What makes a city work? Well, the easy answer is "people," but there are much more complicated answers about systems and expert knowledge and technology and history and infrastructure.
Those bigger answers can very quickly get beyond the understanding of laymen, but they don't have to. It's possible to explain what makes a city work on a level we all can understand. Kate Ascher did it, a little more than a decade ago, anatomizing the various central systems of New York City in The Works: Anatomy of a City.
My guess is that one of the bookclubs offered The Works back around 2005, when it was published -- probably Book-of-the-Month Club, since it's got that kind of high-minded seriousness to it -- and those days I was in a mode of grabbing every book that looked like it could possibly be of interest. (It was a glorious time: books were everywhere, I could grab more than I could read, and nothing had ever happened to take books away from me. Things changed, of course.) I finally read it this year, when as part of my Book-A-Day exercises I took a hard look at that lower shelf with coffee-table books that I haven't touched in at least five years.
Some of the details in The Works are probably out of date, particularly since Ascher included a section at the end on then-current plans to upgrade or repair the various systems, and those plans are now either accomplished or abandoned. (Farewell, ARC tunnel!) But I expect the general plan is still correct: a city with hundred-plus-year-old water mains doesn't change overnight.
Ascher divided her look at NYC infrastructure into five big chapters: Moving People (streets, subways, bridges, tunnels), Moving Freight (by rail or ship or air, plus a section on markets), Power (electricity, natural gas, and the yes-they-still-use-it surprise of steam), Communications (phone, mail, and wireless spectrum), and Keeping It Clean (water, sewage, and garbage). That's a lot of systems, many of which interrelate -- trash travels by barge on the waterways and conduits can carry more than one kind of pipe or wire.

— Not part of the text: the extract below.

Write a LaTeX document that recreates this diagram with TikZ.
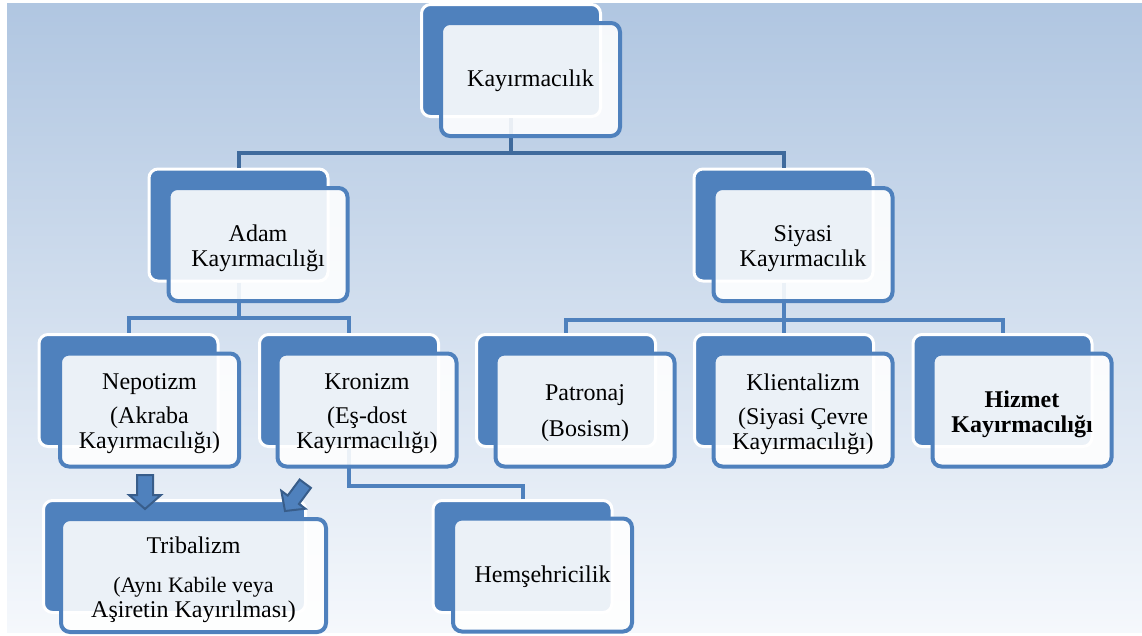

The Works is a well-designed, highly visual book, with useful sidebars on every page and clean, easily-understandable graphics. Ascher's acknowledgements credit the design and imagery to Alexander Isley, George Kokkinidis, and a larger team, so they should get a lot of the love for making this an easy book to view and understand.
It's fashionable these days to hate on urban-dwellers, but cities are where most economic activity happens, and the engines of the modern world. Even if you have to drive your pick-up fifty miles to the closest Wal-Mart to go grocery shopping, The Works is a useful, informative book that explains how the vital infrastructure of the modern world operates in one of the most demanding environments today.